宮崎大学と久留米大学を中心とする研究グループ(他に埼玉大学・農研機構・大阪大学・久留米高専)は、血液の分解プロセスの最終段階であり、新生児黄疸の原因にもなる生体内反応の仕組みをタンパク質の立体構造解析法を駆使して明らかにした。これまで有効な薬剤がない黄疸の治療薬開発に大きな手掛かりを与えるという。研究成果は英国科学誌『Nature Communications』で公開された。

 血液中で酸素を運ぶ主成分として知られるヘムは、その分解過程でビリベルジンからビリルビンとよばれる色素に順次変換されて体外に排出される。ビリルビンは黄色を呈する色素であり、新生児黄疸の原因物質にもなっている。ビリベルジン還元酵素とよばれるタンパク質がビリベルジンをビリルビンに変換することは知られていたが、その具体的な仕組みは50年以上のあいだ謎に包まれていた。

 今回、ビリベルジン還元酵素の反応メカニズムを、X線結晶構造解析と呼ばれる手法によって分子・原子レベルで解明した。ビリベルジン還元酵素は、ビリベルジンを二つ同時に取り込み、その一つがもう一方を変換し、ビリルビンをつくることがわかった。このような機構の生体内反応は前例がなく、世界で初めての発見として実証することに成功した。

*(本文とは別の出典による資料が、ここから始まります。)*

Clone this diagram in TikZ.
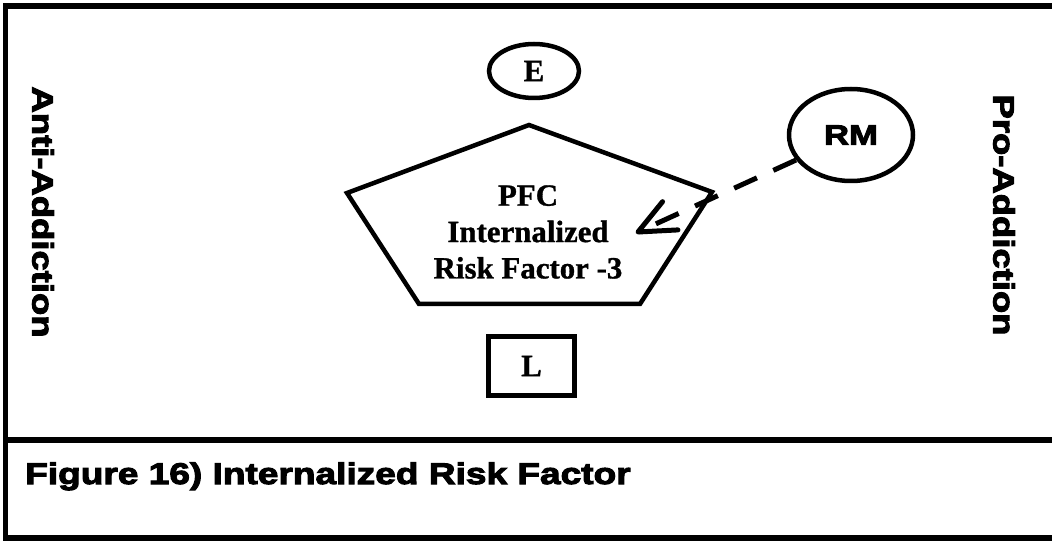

 現在、軽度の黄疸には光照射治療が行われているが、重度の新生児黄疸では、有効な治療薬がないことから血液の全交換の必要がある。ビリベルジン還元酵素の反応を阻害する薬剤が開発できれば、ビリルビン合成量の制御が可能になるため、画期的な黄疸治療薬となる可能性がある。今回の成果により、ビリルビンの過剰産生が原因となる重度の新生児黄疸(ビリルビン脳症)の治療薬開発が期待される。